Liz Davies KC: The fact that landlords are required to be registered will raise the bar for good landlords. We do not yet know what information should be on the database. I cannot remember whether it is in the Bill or the explanatory notes, but it is assumed that any enforcement action or rent repayment orders they have had to make—anything that affects their quality as a landlord—will be there. That must raise the bar and set a minimum standard for landlords, which we currently do not have. Tenants, frequently those at the bottom of the market, are then subject to the consequences and disadvantages of that, so having that bar is really important.
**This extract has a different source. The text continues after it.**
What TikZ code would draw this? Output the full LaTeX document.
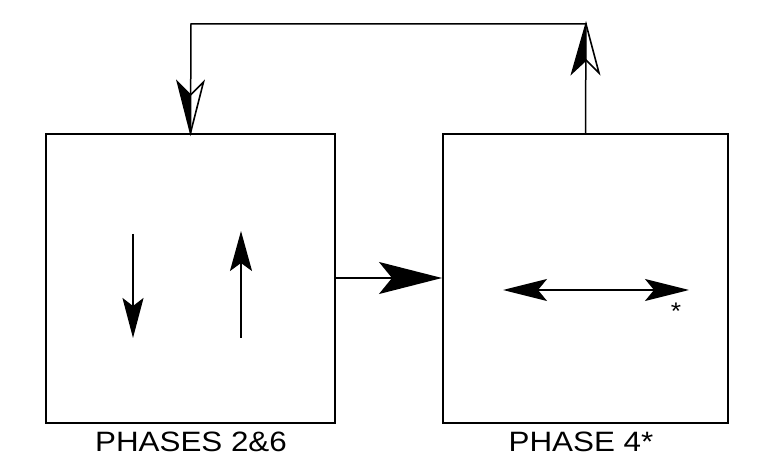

The other thing is that making the information, when we know what it is, publicly available is extremely important because it holds landlords to account. Finally, it also affects the local authority’s ability to bring the various enforcement measures they have under both the Housing Act 2004 and the Bill.

Justin Bates KC: I did not hear Ben Beadle’s evidence this morning, but if you get the right details on the database—so that it is a publicly searchable database that shows you whether your landlord has done anything in a list of prohibited things and so that it has details about the safety of the building, for example whether the gas safety certificate has been uploaded or not—I would have thought that he and the NRLA would have been crying out for something like the landlord database. It gives them what they have always wanted: a way of differentiating the good landlord from the bad landlord and a simple way for a tenant to identify the good landlord and the bad landlord. If I put your name in and it comes up on the database that you are subject to a banning order, I probably should not rent from you. If I put the property address in and discover a prohibition order—those are registered on the database—I probably should not live there. That is what you should be able to do if you can get the database to work properly.

The way you have done it, for obvious reasons, it is all at the level of principle. The critical information is what you will do in secondary legislation about what is accessible. But if you get the database right, you go a really long way towards helping tenants to make informed decisions and helping good landlords to drive bad landlords out.